Будущее становилось все более неопределенным. До отчаяния. Я ложилась спать и не могла заснуть. Меня мучил страх, терзал призрак тотального провала. Во всем.
«Куда мне идти? — спрашивала я себя и самой себе отвечала: — Никуда».
«Никуда» — страшное слово. До тряской, знобкой дрожи. Мне не к кому было идти. Даже к родителям. Мой отец меня осуждал. Он был прав во всем. Я провалила свое дело, бросив медицину. Он этого не хотел. Я неудачно вышла замуж. Он меня предостерегал. Я лишилась дочери. Он просил меня развестись. Он оказался прав, я не права. Но менять жизнь было поздно.

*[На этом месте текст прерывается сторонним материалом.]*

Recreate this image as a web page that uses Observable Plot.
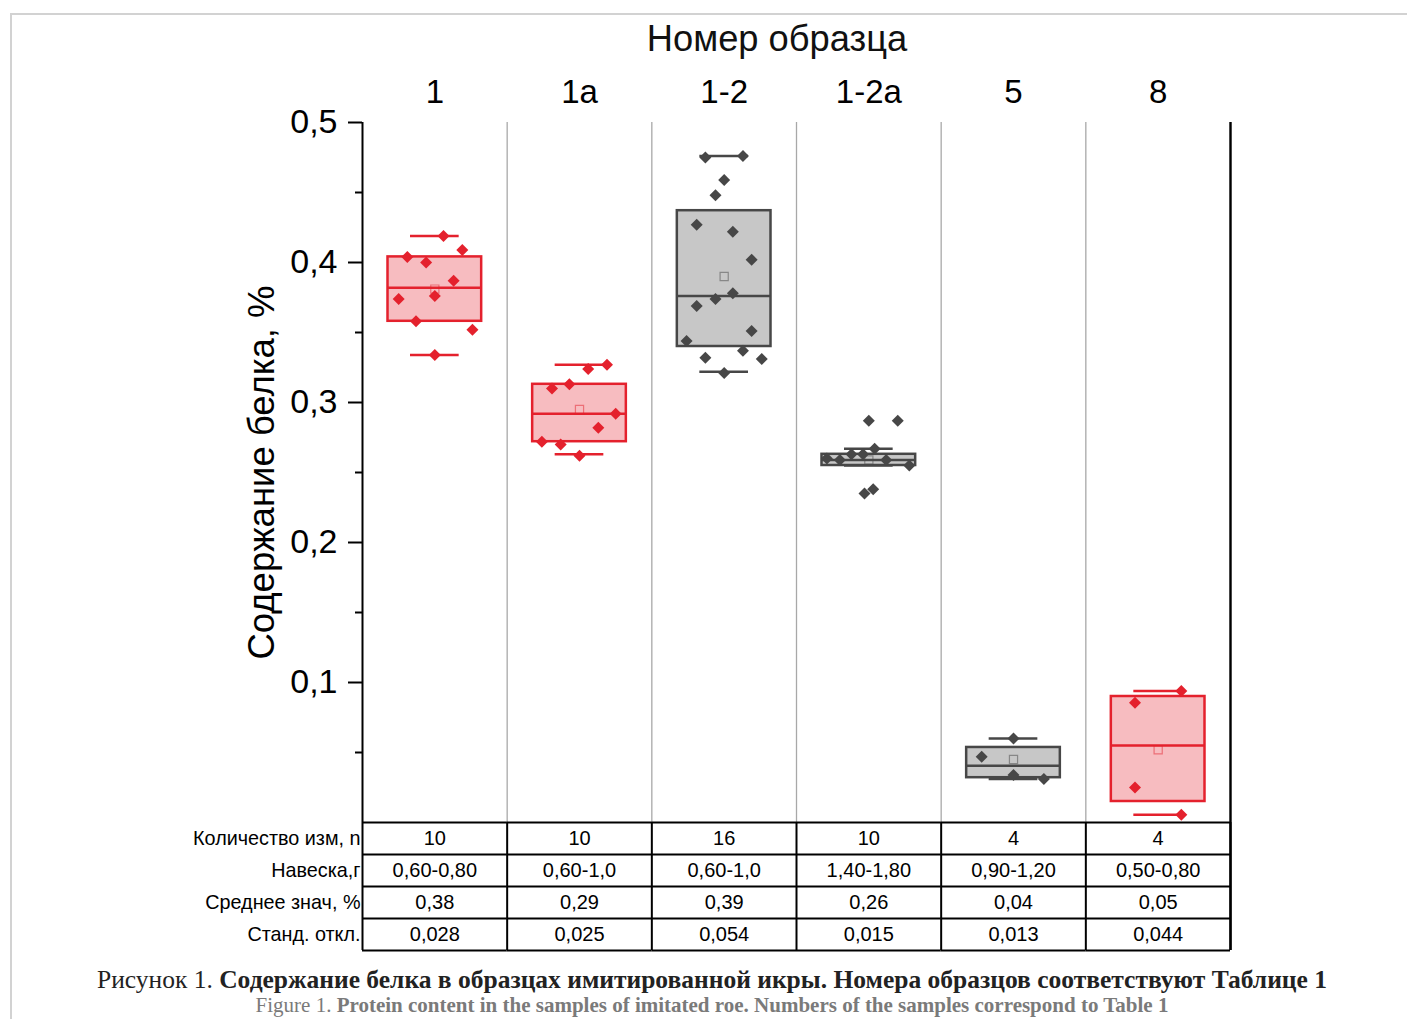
<!DOCTYPE html>
<html><head><meta charset="utf-8">
<script src="https://cdn.jsdelivr.net/npm/d3@7"></script>
<script src="https://cdn.jsdelivr.net/npm/@observablehq/plot@0.6"></script>
<style>
body{margin:0;background:#fff;}
#wrap{position:relative;width:1407px;height:1019px;overflow:hidden;font-family:"Liberation Sans",Arial,sans-serif;}
#border{position:absolute;left:10px;top:13px;width:1420px;height:1030px;border-top:2px solid #d2d2d2;border-left:2px solid #d2d2d2;}
#chart{position:absolute;left:0;top:0;}
#title{position:absolute;left:527px;width:500px;top:18px;text-align:center;font-size:36.3px;color:#111;}
.cap{position:absolute;left:12px;width:1400px;text-align:center;font-family:"Liberation Serif","Times New Roman",serif;white-space:nowrap;}
#cap1{top:965px;font-size:25.5px;color:#222;}
#cap2{top:993px;font-size:21px;color:#7a7a7a;}
</style></head>
<body>
<div id="wrap">
  <div id="border"></div>
  <div id="chart"></div>
  <div id="title">Номер образца</div>
  <div id="cap1" class="cap">Рисунок 1. <b>Содержание белка в образцах имитированной икры. Номера образцов соответствуют Таблице 1</b></div>
  <div id="cap2" class="cap">Figure 1. <b>Protein content in the samples of imitated roe. Numbers of the samples correspond to Table 1</b></div>
</div>
<script>
// ---- data ----
const categories = ["1", "1a", "1-2", "1-2a", "5", "8"];
const boxQ1      = [0.358, 0.272, 0.340, 0.255, 0.032, 0.015];
const boxMedian  = [0.382, 0.292, 0.376, 0.259, 0.0405, 0.055];
const boxQ3      = [0.404, 0.313, 0.437, 0.263, 0.0536, 0.090];
const whiskerLow = [0.334, 0.263, 0.322, 0.255, 0.031, 0.0055];
const whiskerHigh= [0.419, 0.327, 0.476, 0.267, 0.060, 0.094];
const boxMean    = [0.381, 0.295, 0.390, 0.259, 0.045, 0.052];

const pointSample = [
  "1","1","1","1","1","1","1","1","1","1",
  "1a","1a","1a","1a","1a","1a","1a","1a","1a",
  "1-2","1-2","1-2","1-2","1-2","1-2","1-2","1-2","1-2","1-2","1-2","1-2","1-2","1-2","1-2","1-2",
  "1-2a","1-2a","1-2a","1-2a","1-2a","1-2a","1-2a","1-2a","1-2a","1-2a","1-2a",
  "5","5","5","5",
  "8","8","8","8"
];
const pointValue = [
  0.419,0.409,0.404,0.400,0.387,0.374,0.376,0.358,0.352,0.334,
  0.327,0.324,0.310,0.313,0.292,0.282,0.272,0.270,0.262,
  0.475,0.476,0.459,0.448,0.427,0.422,0.402,0.374,0.378,0.369,0.351,0.344,0.337,0.332,0.331,0.321,
  0.287,0.287,0.267,0.260,0.259,0.263,0.263,0.259,0.255,0.235,0.238,
  0.060,0.047,0.034,0.031,
  0.094,0.0855,0.025,0.0055
];
// horizontal jitter of each point, as a share of the column width
const pointJitter = [
  0.06,0.19,-0.19,-0.06,0.13,-0.25,0,-0.13,0.26,0,
  0.19,0.06,-0.19,-0.07,0.25,0.13,-0.26,-0.13,0,
  -0.13,0.13,0,-0.06,-0.19,0.06,0.19,-0.06,0.06,-0.19,0.19,-0.26,0.13,-0.13,0.26,0,
  0,0.2,0.04,-0.29,-0.2,-0.12,-0.04,0.12,0.28,-0.03,0.03,
  0,-0.22,0,0.21,
  0.16,-0.16,-0.16,0.16
];

const yTicks = [0.1, 0.2, 0.3, 0.4, 0.5];
const yMinorTicks = [0.05, 0.15, 0.25, 0.35, 0.45];

const tableRowLabels = ["Количество изм, n", "Навеска,г", "Среднее знач, %", "Станд. откл."];
const countN   = [10, 10, 16, 10, 4, 4];
const sampleMass = ["0,60-0,80", "0,60-1,0", "0,60-1,0", "1,40-1,80", "0,90-1,20", "0,50-0,80"];
const meanValue  = [0.38, 0.29, 0.39, 0.26, 0.04, 0.05];
const stdDev     = [0.028, 0.025, 0.054, 0.015, 0.013, 0.044];

// ---- build tables ----
const stats = categories.map((c, i) => ({
  cat: c, q1: boxQ1[i], med: boxMedian[i], q3: boxQ3[i],
  lo: whiskerLow[i], hi: whiskerHigh[i], mean: boxMean[i]
}));
const points = pointValue.map((v, i) => ({cat: pointSample[i], value: v, jitter: pointJitter[i]}));
const comma = (d, n) => d.toFixed(n).replace(".", ",");
const tableRows = [
  countN.map(String),
  sampleMass,
  meanValue.map(d => comma(d, 2)),
  stdDev.map(d => comma(d, 3))
];

const RED = "#e4212d", GRAY = "#474747";
const W = 1407, H = 962, mT = 122, mB = H - 822, mL = 362, mR = 1407 - 1230;
const frameH = H - mT - mB;
const rowH = 32;
const tableH = rowH * tableRows.length;

const marks = [
  // column separators
  Plot.ruleX([0.5], {stroke: "#a8a8a8", strokeWidth: 1.3}),
  // boxes
  Plot.rect(stats, {fx: "cat", y1: "q1", y2: "q3", fill: "cat", fillOpacity: 0.3, stroke: "cat", strokeWidth: 2.5, insetLeft: 25.5, insetRight: 25.5}),
  Plot.ruleX(stats, {fx: "cat", y1: "lo", y2: "q1", stroke: "cat", strokeWidth: 2.5}),
  Plot.ruleX(stats, {fx: "cat", y1: "q3", y2: "hi", stroke: "cat", strokeWidth: 2.5}),
  Plot.ruleY(stats, {fx: "cat", y: "hi", stroke: "cat", strokeWidth: 2.5, insetLeft: 48, insetRight: 48}),
  Plot.ruleY(stats, {fx: "cat", y: "lo", stroke: "cat", strokeWidth: 2.5, insetLeft: 48, insetRight: 48}),
  Plot.ruleY(stats, {fx: "cat", y: "med", stroke: "cat", strokeWidth: 2.5, insetLeft: 25.5, insetRight: 25.5}),
  Plot.dot(stats, {fx: "cat", y: "mean", symbol: "square", r: 4.6, fill: "none", stroke: "cat", strokeOpacity: 0.5, strokeWidth: 1.2}),
  // points
  Plot.dot(points, {fx: "cat", x: "jitter", y: "value", symbol: "diamond2", r: 5.4, fill: "cat"}),
  // axis lines
  Plot.ruleX([categories[0]], {fx: d => d, x: () => -0.5, stroke: "black", strokeWidth: 2, insetBottom: -tableH}),
  Plot.ruleX([categories[categories.length - 1]], {fx: d => d, x: () => 0.5, stroke: "black", strokeWidth: 2.4, insetBottom: -tableH}),
  // y axis
  Plot.axisY({ticks: yTicks, tickFormat: d => comma(d, 1), tickSize: 14, tickPadding: 11, fontSize: 34, strokeWidth: 2, stroke: "black", label: null}),
  Plot.axisY({ticks: yMinorTicks, tickFormat: () => "", tickSize: 7, strokeWidth: 2, stroke: "black", label: null}),
  // y axis title
  Plot.text([categories[0]], {fx: d => d, x: () => -0.5, text: () => "Содержание белка, %", rotate: -90, frameAnchor: "middle", dx: -100, fontSize: 36.5}),
  // category labels on top
  Plot.text(categories, {fx: d => d, text: d => d, frameAnchor: "top", lineAnchor: "middle", dy: -30, fontSize: 33}),
  // table grid
  Plot.ruleX([0.5], {stroke: "black", strokeWidth: 2, insetTop: frameH, insetBottom: -tableH}),
  Plot.ruleY([0], {stroke: "black", strokeWidth: 2.2}),
  ...tableRows.map((_, k) => Plot.ruleY([0], {stroke: "black", strokeWidth: 2, dy: rowH * (k + 1)}))
];

tableRows.forEach((row, k) => {
  marks.push(Plot.text(categories, {fx: d => d, text: (d, i) => row[i], frameAnchor: "bottom", lineAnchor: "middle", dy: rowH * k + rowH / 2, fontSize: 20}));
  marks.push(Plot.text([categories[0]], {fx: d => d, x: () => -0.5, text: () => tableRowLabels[k], textAnchor: "end", dx: -2, frameAnchor: "bottom", lineAnchor: "middle", dy: rowH * k + rowH / 2, fontSize: 19.8}));
});

const chart = Plot.plot({
  width: W, height: H,
  marginTop: mT, marginBottom: mB, marginLeft: mL, marginRight: mR,
  style: {fontFamily: "'Liberation Sans', Arial, sans-serif", background: "transparent", overflow: "visible", color: "black"},
  fx: {domain: categories, padding: 0, round: false, axis: null, label: null},
  x: {domain: [-0.5, 0.5], axis: null},
  y: {domain: [0, 0.5], axis: null},
  color: {domain: categories, range: [RED, RED, GRAY, GRAY, GRAY, RED]},
  marks
});
document.getElementById("chart").appendChild(chart);
</script>
</body></html>
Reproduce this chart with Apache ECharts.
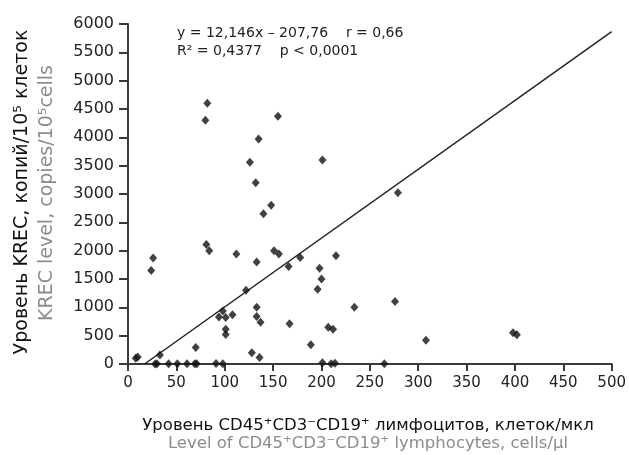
<!DOCTYPE html>
<html>
<head>
<meta charset="utf-8">
<script src="https://cdn.jsdelivr.net/npm/echarts@6/dist/echarts.min.js"></script>
<style>
  html, body { margin: 0; padding: 0; background: #fff; }
  #main { width: 629px; height: 455px; }
</style>
</head>
<body>
<div id="main"></div>
<script>
(function () {
    'use strict';

    // CD45+CD3-CD19+ lymphocytes, cells/ul
    var cd19 = [8, 10, 24, 26, 28, 30, 33, 42, 51, 61, 69, 71, 70, 80, 82, 81, 84, 91, 98,
        94, 98, 101, 101, 101, 108, 112, 122, 126, 128, 132, 133, 133, 133, 135, 136, 137,
        140, 148, 151, 155, 156, 166, 167, 178, 189, 196, 198, 200, 201, 201, 207, 210,
        212, 214, 215, 234, 265, 276, 279, 308, 398, 402];
    // KREC, copies/10^5 cells
    var krec = [100, 125, 1650, 1870, 0, 5, 160, 5, 5, 5, 5, 5, 290, 4300, 4600, 2110, 2000, 10, 5,
        830, 935, 820, 615, 520, 870, 1940, 1300, 3560, 200, 3200, 1800, 1000, 840, 3970, 115, 735,
        2650, 2800, 2000, 4370, 1940, 1720, 710, 1880, 340, 1320, 1690, 1500, 3600, 20, 650, 5,
        615, 15, 1910, 1000, 5, 1105, 3020, 420, 550, 515];

    var slope = 12.146;
    var intercept = -207.76;
    var xMax = 500;

    var points = [];
    for (var i = 0; i < cd19.length; i++) {
        points.push([cd19[i], krec[i]]);
    }
    // линия регрессии от y = 0 до правого края
    var fitLine = [[-intercept / slope, 0], [xMax, slope * xMax + intercept]];

    var chart = echarts.init(document.getElementById('main'));
    var axisColor = '#3a3a3a';
    var grayText = '#8c8c8c';
    var font = '"DejaVu Sans", sans-serif';

    var option = {
        backgroundColor: '#fff',
        animation: false,
        grid: { left: 128, right: 14, top: 24, bottom: 91 },
        xAxis: {
            type: 'value',
            min: 0,
            max: xMax,
            interval: 50,
            splitLine: { show: false },
            axisLine: { lineStyle: { color: axisColor, width: 2 } },
            axisTick: { length: 7, lineStyle: { color: axisColor, width: 2 } },
            axisLabel: {
                color: '#222', fontSize: 15, margin: 12,
                fontFamily: 'DejaVu Sans', showMaxLabel: true, showMinLabel: true
            }
        },
        yAxis: {
            type: 'value',
            min: 0,
            max: 6000,
            interval: 500,
            splitLine: { show: false },
            axisLine: { show: true, lineStyle: { color: axisColor, width: 2 } },
            axisTick: { show: true, length: 9, lineStyle: { color: axisColor, width: 2 } },
            axisLabel: {
                color: '#222', fontSize: 16, margin: 14, fontFamily: 'DejaVu Sans',
                formatter: function (v) { return String(v); }
            }
        },
        graphic: [
            {
                type: 'text', x: 177, y: 33,
                style: { text: 'y = 12,146x – 207,76    r = 0,66', font: '14px ' + font, fill: '#222', verticalAlign: 'middle' }
            },
            {
                type: 'text', x: 177, y: 51,
                style: { text: 'R² = 0,4377    p < 0,0001', font: '14px ' + font, fill: '#222', verticalAlign: 'middle' }
            },
            {
                type: 'text', x: 22, y: 192, rotation: Math.PI / 2,
                style: {
                    text: 'Уровень KREC, копий/10⁵ клеток', font: '19px ' + font,
                    fill: '#111', align: 'center', verticalAlign: 'middle'
                }
            },
            {
                type: 'text', x: 47, y: 193, rotation: Math.PI / 2,
                style: {
                    text: 'KREC level, copies/10⁵cells', font: '19px ' + font,
                    fill: grayText, align: 'center', verticalAlign: 'middle'
                }
            },
            {
                type: 'text', x: 368, y: 426,
                style: {
                    text: 'Уровень CD45⁺CD3⁻CD19⁺ лимфоцитов, клеток/мкл', font: '16.5px ' + font,
                    fill: '#111', align: 'center', verticalAlign: 'middle'
                }
            },
            {
                type: 'text', x: 368, y: 444,
                style: {
                    text: 'Level of CD45⁺CD3⁻CD19⁺ lymphocytes, cells/μl', font: '16.5px ' + font,
                    fill: grayText, align: 'center', verticalAlign: 'middle'
                }
            }
        ],
        series: [
            {
                type: 'line',
                data: fitLine,
                showSymbol: false,
                symbol: 'none',
                lineStyle: { color: '#222', width: 1.5 },
                z: 2
            },
            {
                type: 'scatter',
                data: points,
                symbol: 'diamond',
                symbolSize: [8, 9],
                itemStyle: { color: '#111' },
                z: 3
            }
        ]
    };
    chart.setOption(option);
}());
</script>
</body>
</html>
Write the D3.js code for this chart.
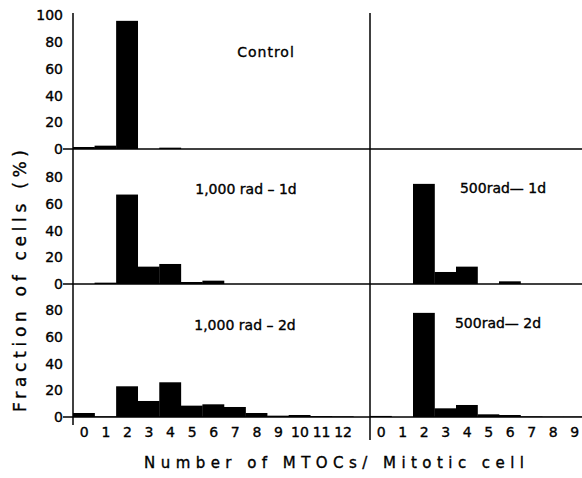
<!DOCTYPE html>
<html>
<head>
<meta charset="utf-8">
<script src="https://cdn.jsdelivr.net/npm/d3@7"></script>
<style>
  body { margin: 0; background: #fff; }
  text { font-family: "DejaVu Sans", sans-serif; fill: #000; stroke: #000; stroke-width: 0.35px; }
</style>
</head>
<body>
<div id="chart"></div>
<script>
// data (% of cells per MTOC count)
let binsLeft = d3.range(0, 13);   // 0..12
let binsRight = d3.range(0, 10);  // 0..9

let control = [1.5, 2.5, 96, 0, 1, 0, 0, 0, 0, 0, 0, 0, 0];
let rad1000d1 = [0, 1, 67, 13, 15, 1.5, 2.5, 0, 0, 0, 0, 0, 0];
let rad1000d2 = [3, 0.5, 23, 12, 26, 8.5, 9.5, 7.5, 3, 1, 1.5, 0.7, 0.5];
let rad500d1 = [0, 0, 75, 9, 13, 0, 2, 0, 0, 0];
let rad500d2 = [0.8, 0, 78, 6.5, 9, 2, 1.5, 0.5, 0.3, 0.3];

let ticksTop = [0, 20, 40, 60, 80, 100];
let ticksLower = [0, 20, 40, 60, 80];

let titles = ["Control", "1,000 rad \u2013 1d", "1,000 rad \u2013 2d", "500rad\u2014 1d", "500rad\u2014 2d"];

// set SVG size
let svgWidth = 582;
let svgHeight = 478;

let svg = d3.select("#chart")
  .append("svg")
  .attr("width", svgWidth)
  .attr("height", svgHeight);

let axisX = 73;
let divX = 370;

// x scales (bin left edges)
let xLeft = d3.scaleLinear().domain([0, 13.77]).range([axisX, divX]);
let xRight = d3.scaleLinear().domain([0, 10]).range([divX, 585]);

// y scales, one per row
let baselines = [149, 284, 417];
let yScales = baselines.map(b => d3.scaleLinear().domain([0, 100]).range([b, b - 133.5]));

function drawBars(values, x, y) {
  svg.append("g")
    .selectAll("rect")
    .data(values)
    .join("rect")
    .attr("x", (d, i) => x(i))
    .attr("width", x(1) - x(0) + 0.3)
    .attr("y", d => y(d))
    .attr("height", d => y(0) - y(d))
    .attr("fill", "#000");
}

drawBars(control, xLeft, yScales[0]);
drawBars(rad1000d1, xLeft, yScales[1]);
drawBars(rad1000d2, xLeft, yScales[2]);
drawBars(rad500d1, xRight, yScales[1]);
drawBars(rad500d2, xRight, yScales[2]);

// baselines across the full width
baselines.forEach(b => {
  svg.append("line")
    .attr("x1", 63).attr("x2", svgWidth)
    .attr("y1", b).attr("y2", b)
    .attr("stroke", "#000").attr("stroke-width", 1.5);
});

// left axis line and divider
svg.append("line")
  .attr("x1", axisX).attr("x2", axisX)
  .attr("y1", 13).attr("y2", 425)
  .attr("stroke", "#000").attr("stroke-width", 1.5);
svg.append("line")
  .attr("x1", divX).attr("x2", divX)
  .attr("y1", 13).attr("y2", 440)
  .attr("stroke", "#000").attr("stroke-width", 1.5);

// y axes
yScales.forEach((y, i) => {
  let g = svg.append("g")
    .attr("transform", `translate(${axisX}, 0)`)
    .call(d3.axisLeft(y).tickValues(i === 0 ? ticksTop : ticksLower).tickSize(0).tickPadding(10));
  g.select(".domain").remove();
  g.selectAll("text")
    .style("font-size", "14px")
    .style("font-family", "DejaVu Sans, sans-serif");
});

// x axes (labels only)
function xLabels(x, bins) {
  let g = svg.append("g")
    .attr("transform", `translate(0, ${baselines[2]})`)
    .call(d3.axisBottom(x).tickValues(bins.map(b => b + 0.5)).tickFormat((d, i) => bins[i]).tickSize(0).tickPadding(10));
  g.select(".domain").remove();
  g.selectAll("text")
    .style("font-size", "14px")
    .style("font-family", "DejaVu Sans, sans-serif");
}
xLabels(xLeft, binsLeft);
xLabels(xRight, binsRight);

// panel titles
let titlePos = [[266, 57], [246, 194], [245, 330], [503, 193], [498, 328]];
titles.forEach((t, i) => {
  svg.append("text")
    .attr("x", titlePos[i][0])
    .attr("y", titlePos[i][1])
    .attr("text-anchor", "middle")
    .style("font-size", "14px")
    .style("letter-spacing", i === 0 ? "1px" : "0px")
    .text(t);
});

// axis titles
svg.append("text")
  .attr("transform", "translate(26, 281) rotate(-90)")
  .attr("text-anchor", "middle")
  .attr("textLength", 262)
  .attr("lengthAdjust", "spacing")
  .style("font-size", "17px")
  .text("Fraction of cells (%)");

svg.append("text")
  .attr("x", 334)
  .attr("y", 468)
  .attr("text-anchor", "middle")
  .attr("textLength", 380)
  .attr("lengthAdjust", "spacing")
  .style("font-size", "15px")
  .text("Number of MTOCs/ Mitotic cell");
</script>
</body>
</html>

— Замужество — вот твоя ошибка! — мой отец будто читал мои мысли. — Нельзя позволять чувствам загнать себя в западню. Это единственная страховка от ошибок. Ошибки очень дорого могут обойтись. Иногда слишком дорого. И за это ты будешь расплачиваться всю свою жизнь.
— Твой рецепт?
— Развод, — отрубил отец.
— А Маришка? Она любит отца, — я помолчала. — Слишком. Больше меня. Травмировать дочку? Мне нужен счастливый ребенок.
— Раньше надо было думать! — Отец сузил глаза до щелей. — Рубить гордиев узел. Чему я тебя учил? Жизнью своей управлять! Пока ты ждала, он научил твою дочь тебя ненавидеть! Всю твою семью ненавидеть!
Меня очередной раз ткнули носом в асфальт. Мой отец. Он меня любил или мне это казалось? Я уже ничего не знала. Зачем он сказал, что муж научил мою дочь меня ненавидеть? Зачем? И он меня мучает? Мне помощь нужна! Помощь! А он меня топчет, терзает! Родной отец!
— Оставь меня в покое! Оставь! Оставь! — Я зарыдала как безумная. — Все оставьте!
Мама вбежала в комнату, будто стояла у дверей. Сменила отца. Он ушел, не простившись.
— Не обижайся на папу. Он переживает за тебя. Очень сильно. Он впервые не знает, что делать. Впервые. Я вижу… — Голос мамы оборвался на полуслове.
— Мама, — я подняла на нее глаза. — У меня сил не осталось. Совсем. Все кончено.
Она расплакалась, я ее утешала. А мои слезы иссякли. Вмиг. Моя мать страдала больше меня. Чем я могла ей помочь? Я прежняя кончилась. Стала другой. Сломалась. Не смогла вынести. У меня не было ни сил, ни надежного тыла.
Я думала… Надеялась, у меня начнется новая жизнь, может быть, мне повезет, и я стану счастливой. Но ничего не изменилось. Я отдавала дочке свое сердце, она его не принимала. Но она была не виновата в том, что любила больше отца. Я поняла это совсем недавно. В трещине цементного пола моего балкона растет сорняк, ему все равно, хочу я этого или нет. Для него меня не существует. Я могу его вырвать с корнем, но это ничего не изменит. Нельзя заставить людей любить кого-то, даже детей нельзя заставить любить своих родителей.